#### Records for processing ####

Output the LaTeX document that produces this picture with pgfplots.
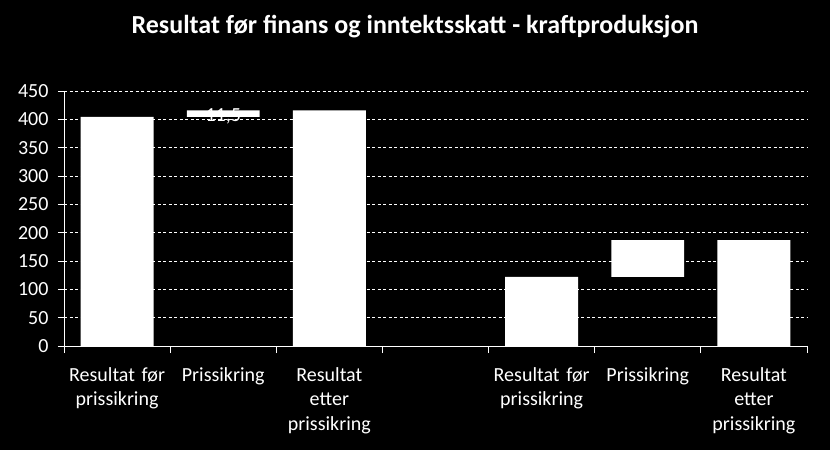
\documentclass[border=0pt]{standalone}
\usepackage{fontspec}
\setmainfont{Carlito}
\usepackage{pgfplots}
\pgfplotsset{compat=1.18}
\begin{document}
\begin{tikzpicture}
\fill[black] (0,0) rectangle (830pt,450pt);
\useasboundingbox (0,0) rectangle (830pt,450pt);
\node[white,font=\fontsize{26}{30}\selectfont\bfseries] at (415pt,423pt) {Resultat før finans og inntektsskatt - kraftproduksjon};
\begin{axis}[
  at={(64pt,104pt)}, anchor=south west,
  scale only axis, width=743pt, height=255pt,
  xmin=-0.5, xmax=6.5, ymin=0, ymax=450,
  ybar stacked, bar width=0.687,
  ytick={0,50,...,450},
  xtick={0,1,2,4,5,6},
  xticklabels={Resultat før\\prissikring, Prissikring, Resultat\\etter\\prissikring, Resultat før\\prissikring, Prissikring, Resultat\\etter\\prissikring},
  minor xtick={-0.5,0.5,...,6.5},
  major x tick style={draw=none},
  minor tick length=7pt, major tick length=6pt,
  tick align=outside,
  axis x line*=bottom, axis y line*=left,
  axis line style={white, line width=0.8pt},
  every tick/.style={white, line width=0.8pt},
  minor x tick style={white, line width=0.8pt},
  ymajorgrids, grid style={white, dashed, line width=0.7pt, dash pattern=on 3pt off 2.5pt},
  ticklabel style={white, font=\fontsize{20}{24.5}\selectfont},
  /pgf/number format/assume math mode=true,
  xticklabel style={align=center, text width=110pt, yshift=-12pt},
  yticklabel style={xshift=-6pt},
  clip=false,
]
\node[white, font=\fontsize{20}{24}\selectfont] at (axis cs:1,406) {11,5};
\addplot[draw=none, fill=none] coordinates {(0,0) (1,404.5) (2,0) (4,0) (5,122) (6,0)};
\addplot[draw=none, fill=white] coordinates {(0,404.5) (1,11.5) (2,416) (4,122) (5,65) (6,187)};
\end{axis}
\end{tikzpicture}
\end{document}
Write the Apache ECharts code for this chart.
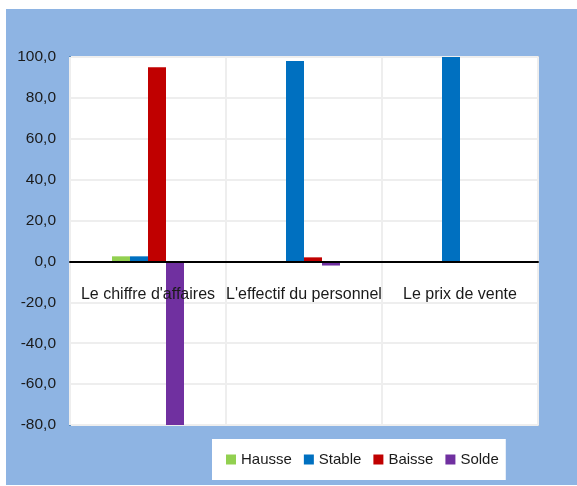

####

» **Your objective**:
Leave out the pictures and copy everything else in the records word for word.

» **Response to this task**:
Output the LaTeX document that produces this picture with pgfplots.
\documentclass[border=0pt]{standalone}
\usepackage{fontspec}
\setmainfont{Carlito}
\usepackage{pgfplots}
\pgfplotsset{compat=1.18}
\begin{document}
\begin{tikzpicture}
\fill[black] (0,0) rectangle (830pt,450pt);
\useasboundingbox (0,0) rectangle (830pt,450pt);
\node[white,font=\fontsize{26}{30}\selectfont\bfseries] at (415pt,423pt) {Resultat før finans og inntektsskatt - kraftproduksjon};
\begin{axis}[
  at={(64pt,104pt)}, anchor=south west,
  scale only axis, width=743pt, height=255pt,
  xmin=-0.5, xmax=6.5, ymin=0, ymax=450,
  ybar stacked, bar width=0.687,
  ytick={0,50,...,450},
  xtick={0,1,2,4,5,6},
  xticklabels={Resultat før\\prissikring, Prissikring, Resultat\\etter\\prissikring, Resultat før\\prissikring, Prissikring, Resultat\\etter\\prissikring},
  minor xtick={-0.5,0.5,...,6.5},
  major x tick style={draw=none},
  minor tick length=7pt, major tick length=6pt,
  tick align=outside,
  axis x line*=bottom, axis y line*=left,
  axis line style={white, line width=0.8pt},
  every tick/.style={white, line width=0.8pt},
  minor x tick style={white, line width=0.8pt},
  ymajorgrids, grid style={white, dashed, line width=0.7pt, dash pattern=on 3pt off 2.5pt},
  ticklabel style={white, font=\fontsize{20}{24.5}\selectfont},
  /pgf/number format/assume math mode=true,
  xticklabel style={align=center, text width=110pt, yshift=-12pt},
  yticklabel style={xshift=-6pt},
  clip=false,
]
\node[white, font=\fontsize{20}{24}\selectfont] at (axis cs:1,406) {11,5};
\addplot[draw=none, fill=none] coordinates {(0,0) (1,404.5) (2,0) (4,0) (5,122) (6,0)};
\addplot[draw=none, fill=white] coordinates {(0,404.5) (1,11.5) (2,416) (4,122) (5,65) (6,187)};
\end{axis}
\end{tikzpicture}
\end{document}
Write the Apache ECharts code for this chart.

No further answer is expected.